As it has been discussed earlier, the thermodynamic interpretation of gravity and the fluid-gravity correspondence provide us with an alternative viewpoint to understand a gravitational theory. In the absence of a proper quantum theory of gravity, these alternative viewpoints turn out to be significantly important. The thermodynamic nature of gravity led the foundation of understanding gravity as “an emergent phenomena”. Moreover, the fluid-gravity analogy, which was found by Damour led to interpret the 2-dimensional spacelike section of the event horizon as a fluid bubble. This “fluid bubble” viewpoint paved the way for the development of the “membrane paradigm” for black holes. Over the years, these topics have been the subject of intense research and have revealed several interesting facts on the nature of gravity. Thus, the analysis of both the thermodynamic and the fluid-gravity analogies have the paramount importance to understand a gravitational theory.

In this review, we discussed these two alternative viewpoints (i.e. thermodynamic interpretation and fluid-gravity correspondence) for the scalar–tensor gravity, which is considered as one of the most potential candidates among several extensions of GR. The study is highly non-trivial for two main reasons, (1) the presence of the non-minimal coupling in the action of the Jordan frame and (2) the issue of physical equivalence/in-equivalence of the Jordan and Einstein frames, which has been debated over the years. Here we have provided a complete picture of both thermodynamic and fluid-gravity correspondence analogies, which has been obtained in fragments in our previous works.

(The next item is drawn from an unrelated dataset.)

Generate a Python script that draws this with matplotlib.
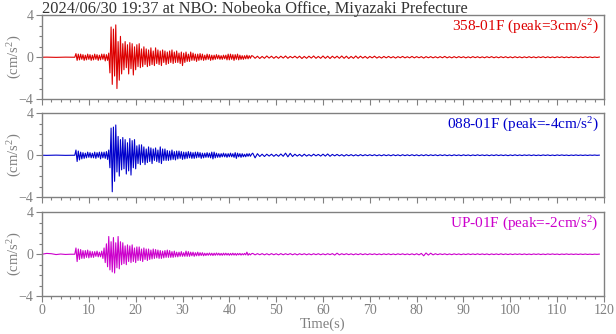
import numpy as np
import matplotlib
matplotlib.use('Agg')
import matplotlib.pyplot as plt
from matplotlib.ticker import MultipleLocator

plt.rcParams['font.family'] = ['Liberation Serif', 'DejaVu Serif']
plt.rcParams['mathtext.fontset'] = 'custom'
plt.rcParams['mathtext.rm'] = 'Liberation Serif'
plt.rcParams['mathtext.default'] = 'regular'

title = '2024/06/30 19:37 at NBO: Nobeoka Office, Miyazaki Prefecture'
channels = ['358-01F', '088-01F', 'UP-01F']
peaks = ['3', '-4', '-2']
colors = ['#dd0000', '#0000cc', '#cc00cc']

# sample grids (s): before onset 1 s, main part 0.25 s, coda 0.5 s
t_pre = [0, 1, 2, 3, 4, 5, 6]
t_main_start, t_main_step = 7.0, 0.25
t_tail_start, t_tail_step = 45.0, 0.5

# acceleration (cm/s2)
ns_pre = [0.0, 0.01, 0.0, -0.01, 0.0, 0.01, 0.0]
ns_main = [
    0.0, 0.35, -0.3, 0.3, -0.25, 0.3, -0.2, 0.25,
    -0.3, 0.2, -0.25, 0.3, -0.2, 0.25, -0.3, 0.2,
    -0.25, 0.3, -0.2, 0.25, -0.3, 0.2, -0.25, 0.3,
    -0.2, 0.3, -0.35, 0.25, -0.3, 0.4, -1.5, 2.9,
    -2.6, 2.7, -1.8, 3.1, -3.0, 1.5, -2.2, 2.0,
    -1.6, 1.3, -1.2, 1.5, -1.0, 1.2, -1.6, 1.4,
    -1.1, 1.3, -1.7, 1.0, -1.2, 1.2, -0.9, 1.3,
    -1.0, 0.8, -0.9, 1.0, -0.7, 0.8, -0.9, 0.7,
    -0.8, 0.9, -0.7, 0.6, -0.8, 0.9, -0.6, 0.7,
    -0.7, 0.6, -0.8, 0.7, -0.5, 0.6, -0.7, 0.5,
    -0.6, 0.6, -0.5, 0.7, -0.6, 0.5, -0.5, 0.6,
    -0.5, 0.4, -0.6, 0.5, -0.8, 0.4, -0.5, 0.5,
    -0.4, 0.3, -0.4, 0.5, -0.3, 0.4, -0.3, 0.3,
    -0.4, 0.3, -0.3, 0.35, -0.25, 0.3, -0.3, 0.2,
    -0.25, 0.3, -0.2, 0.25, -0.3, 0.2, -0.25, 0.2,
    -0.2, 0.25, -0.15, 0.2, -0.2, 0.15, -0.2, 0.2,
    -0.15, 0.2, -0.25, 0.3, -0.25, 0.3, -0.2, 0.25,
    -0.3, 0.25, -0.2, 0.3, -0.25, 0.2, -0.2, 0.15,
    -0.2, 0.15, -0.15, 0.2, -0.15, 0.15, -0.1, 0.15,
]
ns_tail = [
    0.12, -0.1, 0.1, -0.12, 0.08, -0.1, 0.12, -0.08, 0.1, -0.1,
    0.08, -0.1, 0.1, -0.08, 0.12, -0.1, 0.08, -0.06, 0.1, -0.08,
    0.1, -0.12, 0.08, -0.1, 0.1, -0.08, 0.12, -0.1, 0.08, -0.1,
    0.12, -0.1, 0.1, -0.12, 0.1, -0.08, 0.1, -0.1, 0.12, -0.1,
    0.1, -0.12, 0.08, -0.1, 0.12, -0.1, 0.1, -0.08, 0.08, -0.1,
    0.08, -0.06, 0.1, -0.08, 0.06, -0.08, 0.08, -0.06, 0.08, -0.06,
    0.06, -0.08, 0.06, -0.05, 0.08, -0.06, 0.05, -0.06, 0.08, -0.06,
    0.06, -0.05, 0.06, -0.08, 0.06, -0.05, 0.06, -0.06, 0.05, -0.06,
    0.06, -0.05, 0.08, -0.06, 0.05, -0.06, 0.06, -0.05, 0.06, -0.04,
    0.05, -0.06, 0.04, -0.05, 0.06, -0.04, 0.05, -0.05, 0.04, -0.05,
    0.05, -0.04, 0.06, -0.05, 0.04, -0.05, 0.05, -0.04, 0.05, -0.05,
    0.04, -0.05, 0.05, -0.04, 0.04, -0.05, 0.04, -0.04, 0.05, -0.04,
    0.04, -0.05, 0.04, -0.03, 0.05, -0.04, 0.04, -0.04, 0.03, -0.04,
    0.04, -0.03, 0.04, -0.04, 0.03, -0.04, 0.04, -0.03, 0.03, -0.04,
    0.03, -0.03, 0.04, -0.03, 0.03, -0.03, 0.02, -0.02, 0.02,
]

ew_pre = [0.0, -0.01, 0.0, 0.01, 0.0, -0.01, 0.0]
ew_main = [
    0.0, 0.5, -0.6, 0.4, -0.45, 0.3, -0.35, 0.25,
    -0.3, 0.2, -0.25, 0.3, -0.2, 0.25, -0.25, 0.2,
    -0.25, 0.3, -0.3, 0.25, -0.2, 0.3, -0.35, 0.3,
    -0.25, 0.3, -0.3, 0.35, -0.4, 0.5, -1.2, 2.6,
    -3.5, 2.7, -2.5, 2.9, -1.6, 1.8, -2.0, 1.5,
    -1.4, 1.7, -1.3, 1.5, -1.8, 1.2, -1.5, 1.6,
    -1.9, 1.4, -1.2, 1.5, -1.3, 0.9, -0.8, 1.0,
    -0.9, 1.0, -0.7, 0.8, -0.9, 0.6, -0.7, 0.8,
    -0.6, 0.7, -0.8, 0.6, -0.5, 0.7, -0.6, 0.5,
    -0.7, 0.8, -0.8, 0.6, -0.5, 0.6, -0.5, 0.45,
    -0.5, 0.4, -0.45, 0.5, -0.4, 0.35, -0.45, 0.4,
    -0.35, 0.4, -0.3, 0.35, -0.4, 0.3, -0.35, 0.3,
    -0.3, 0.35, -0.25, 0.3, -0.3, 0.25, -0.3, 0.3,
    -0.25, 0.3, -0.2, 0.25, -0.3, 0.2, -0.25, 0.2,
    -0.2, 0.25, -0.2, 0.2, -0.25, 0.3, -0.35, 0.3,
    -0.25, 0.2, -0.2, 0.15, -0.2, 0.15, -0.15, 0.2,
    -0.15, 0.15, -0.2, 0.15, -0.15, 0.2, -0.15, 0.15,
    -0.2, 0.25, -0.3, 0.2, -0.15, 0.15, -0.2, 0.15,
    -0.15, 0.1, -0.15, 0.15, -0.1, 0.15, -0.1, 0.1,
]
ew_tail = [
    0.2, -0.25, 0.15, -0.12, 0.1, -0.12, 0.1, -0.08, 0.1, -0.1,
    0.08, -0.1, 0.12, -0.1, 0.2, -0.15, 0.18, -0.12, 0.1, -0.08,
    0.08, -0.1, 0.1, -0.08, 0.06, -0.08, 0.1, -0.06, 0.08, -0.08,
    0.1, -0.08, 0.12, -0.1, 0.08, -0.06, 0.08, -0.06, 0.06, -0.08,
    0.06, -0.05, 0.06, -0.06, 0.05, -0.06, 0.06, -0.05, 0.05, -0.04,
    0.05, -0.04, 0.05, -0.05, 0.04, -0.05, 0.05, -0.04, 0.04, -0.05,
    0.05, -0.04, 0.04, -0.05, 0.05, -0.04, 0.04, -0.04, 0.05, -0.04,
    0.04, -0.05, 0.04, -0.04, 0.05, -0.04, 0.04, -0.03, 0.04, -0.04,
    0.04, -0.03, 0.04, -0.04, 0.03, -0.04, 0.04, -0.03, 0.03, -0.04,
    0.04, -0.03, 0.03, -0.04, 0.03, -0.03, 0.04, -0.03, 0.03, -0.03,
    0.03, -0.04, 0.03, -0.03, 0.04, -0.03, 0.03, -0.03, 0.03, -0.04,
    0.03, -0.03, 0.04, -0.03, 0.03, -0.03, 0.03, -0.02, 0.03, -0.03,
    0.03, -0.03, 0.02, -0.03, 0.03, -0.02, 0.03, -0.03, 0.02, -0.03,
    0.03, -0.02, 0.03, -0.02, 0.02, -0.03, 0.02, -0.02, 0.03, -0.02,
    0.02, -0.02, 0.02, -0.02, 0.02, -0.01, 0.02, -0.01, 0.01,
]

ud_pre = [0.0, 0.08, 0.05, -0.03, 0.02, -0.02, 0.0]
ud_main = [
    0.0, 0.6, -0.7, 0.5, -0.5, 0.45, -0.4, 0.35,
    -0.4, 0.35, -0.3, 0.4, -0.35, 0.3, -0.3, 0.25,
    -0.3, 0.25, -0.2, 0.3, -0.25, 0.2, -0.25, 0.3,
    -0.4, 0.6, -0.8, 1.0, -1.2, 1.7, -1.5, 1.2,
    -1.7, 1.6, -1.8, 1.1, -1.3, 1.7, -1.4, 1.2,
    -1.0, 1.1, -0.9, 0.8, -1.0, 0.9, -0.7, 0.8,
    -0.8, 0.9, -0.7, 0.6, -0.8, 0.7, -0.6, 0.7,
    -0.6, 0.5, -0.7, 0.6, -0.5, 0.5, -0.6, 0.5,
    -0.5, 0.4, -0.45, 0.5, -0.4, 0.45, -0.35, 0.4,
    -0.4, 0.35, -0.4, 0.3, -0.35, 0.35, -0.3, 0.4,
    -0.3, 0.35, -0.3, 0.25, -0.3, 0.3, -0.25, 0.2,
    -0.25, 0.2, -0.2, 0.25, -0.2, 0.15, -0.2, 0.3,
    -0.2, 0.25, -0.2, 0.2, -0.15, 0.2, -0.2, 0.15,
    -0.15, 0.2, -0.15, 0.15, -0.12, 0.15, -0.15, 0.1,
    -0.12, 0.1, -0.1, 0.12, -0.1, 0.1, -0.12, 0.1,
    -0.1, 0.12, -0.08, 0.1, -0.1, 0.08, -0.1, 0.1,
    -0.08, 0.1, -0.08, 0.08, -0.1, 0.08, -0.08, 0.1,
    -0.08, 0.08, -0.1, 0.08, -0.06, 0.08, -0.08, 0.06,
    -0.06, 0.08, -0.06, 0.2, -0.1, 0.06, -0.06, 0.05,
]
ud_tail = [
    0.08, -0.06, 0.06, -0.05, 0.06, -0.06, 0.05, -0.06, 0.06, -0.05,
    0.05, -0.06, 0.06, -0.05, 0.05, -0.04, 0.06, -0.05, 0.05, -0.06,
    0.05, -0.04, 0.05, -0.05, 0.04, -0.05, 0.05, -0.04, 0.05, -0.05,
    0.04, -0.05, 0.05, -0.04, 0.06, -0.08, 0.1, -0.06, 0.05, -0.04,
    0.05, -0.04, 0.04, -0.05, 0.04, -0.04, 0.05, -0.04, 0.04, -0.04,
    0.04, -0.03, 0.04, -0.04, 0.03, -0.04, 0.04, -0.03, 0.04, -0.04,
    0.03, -0.04, 0.04, -0.03, 0.04, -0.04, 0.03, -0.04, 0.04, -0.05,
    0.05, -0.06, 0.08, -0.15, 0.12, -0.08, 0.1, -0.06, 0.05, -0.04,
    0.04, -0.03, 0.04, -0.04, 0.03, -0.04, 0.04, -0.03, 0.03, -0.04,
    0.03, -0.03, 0.04, -0.03, 0.03, -0.03, 0.04, -0.03, 0.03, -0.03,
    0.03, -0.04, 0.03, -0.03, 0.03, -0.03, 0.04, -0.03, 0.03, -0.03,
    0.03, -0.03, 0.03, -0.02, 0.03, -0.03, 0.03, -0.03, 0.02, -0.03,
    0.03, -0.02, 0.03, -0.03, 0.02, -0.03, 0.03, -0.02, 0.03, -0.02,
    0.02, -0.03, 0.02, -0.02, 0.03, -0.02, 0.02, -0.02, 0.02, -0.02,
    0.02, -0.02, 0.02, -0.02, 0.01, -0.02, 0.01, -0.01, 0.01,
]

traces = [(ns_pre, ns_main, ns_tail), (ew_pre, ew_main, ew_tail), (ud_pre, ud_main, ud_tail)]

grey = '#808080'
fig = plt.figure(figsize=(6.16, 3.34), dpi=100)
bottoms = [0.7036, 0.4102, 0.1138]

for i, (pre, main, tail) in enumerate(traces):
    ax = fig.add_axes([0.0682, bottoms[i], 0.9123, 0.25])
    t = np.concatenate([
        np.array(t_pre, dtype=float),
        t_main_start + t_main_step * np.arange(len(main)),
        t_tail_start + t_tail_step * np.arange(len(tail)),
    ])
    y = np.concatenate([pre, main, tail])
    ax.plot(t, y, color=colors[i], lw=0.8)

    ax.set_xlim(0, 120)
    ax.set_ylim(-4, 4)
    ax.set_yticks([-4, 0, 4])
    ax.yaxis.set_minor_locator(MultipleLocator(1))
    ax.xaxis.set_major_locator(MultipleLocator(10))
    ax.xaxis.set_minor_locator(MultipleLocator(2))
    ax.tick_params(which='both', direction='out', color=grey, labelcolor=grey,
                   labelsize=10, width=0.8, pad=2)
    ax.tick_params(which='major', length=4)
    ax.tick_params(which='minor', length=2.5)
    for s in ax.spines.values():
        s.set_color(grey)
        s.set_linewidth(1.0)
    if i < 2:
        ax.tick_params(axis='x', labelbottom=False)
    else:
        ax.set_xlabel('Time(s)', color=grey, fontsize=10.5, labelpad=0)
    ax.set_ylabel('(cm/s$^2$)', color=grey, fontsize=10.5, va='center')
    ax.yaxis.set_label_coords(-0.048, 0.5)
    ax.text(0.99, 0.97, f'{channels[i]} (peak={peaks[i]}cm/s$^2$)', transform=ax.transAxes,
            ha='right', va='top', color=colors[i], fontsize=11)

fig.text(0.0682, 0.998, title, ha='left', va='top', color='#333333', fontsize=11.8)

fig.savefig('out.png', dpi=100)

Here, the scalar–tensor theory of gravity has been studied extensively starting from the action level. It has been shown that the action in the two frames are equivalent only up to a total derivative term (i.e. the \(\square \phi \) term). Later, it has been found that the the holographic nature of the Einstein–Hilbert action is missing in the Jordan frame, albeit present in the Einstein frame. This makes the two frames in-equivalent at the action level itself, which has been found later to culminate in the in-equivalence of the two frames at the thermodynamic level (which is, of course, removed by incorporating several assumptions into the account [18]). To obtain the holographic relation in the Jordan frame, it has been found that the \(\square \phi \) term is required to be incorporated in the action of the Jordan frame, which has been left out in literature. In addition, it has been found that the condition, which restore the holographic nature in the Jordan frame (i.e. the inclusion of the \(\square \phi \) term) also establishes the thermodynamic equivalence in the two frames. Thus, the holographic relation plays a pivotal role in establishing the exact thermodynamic equivalence in the two frames, which went unnoticed in the earlier works.

Although the entire thermodynamic description approve the equivalence of the two frames, the fluid-gravity analogy presents both the equivalent as well as the in-equivalent picture. Therefore, further investigation is required along this line to obtain a concrete understanding. We hope to contribute soon in this direction.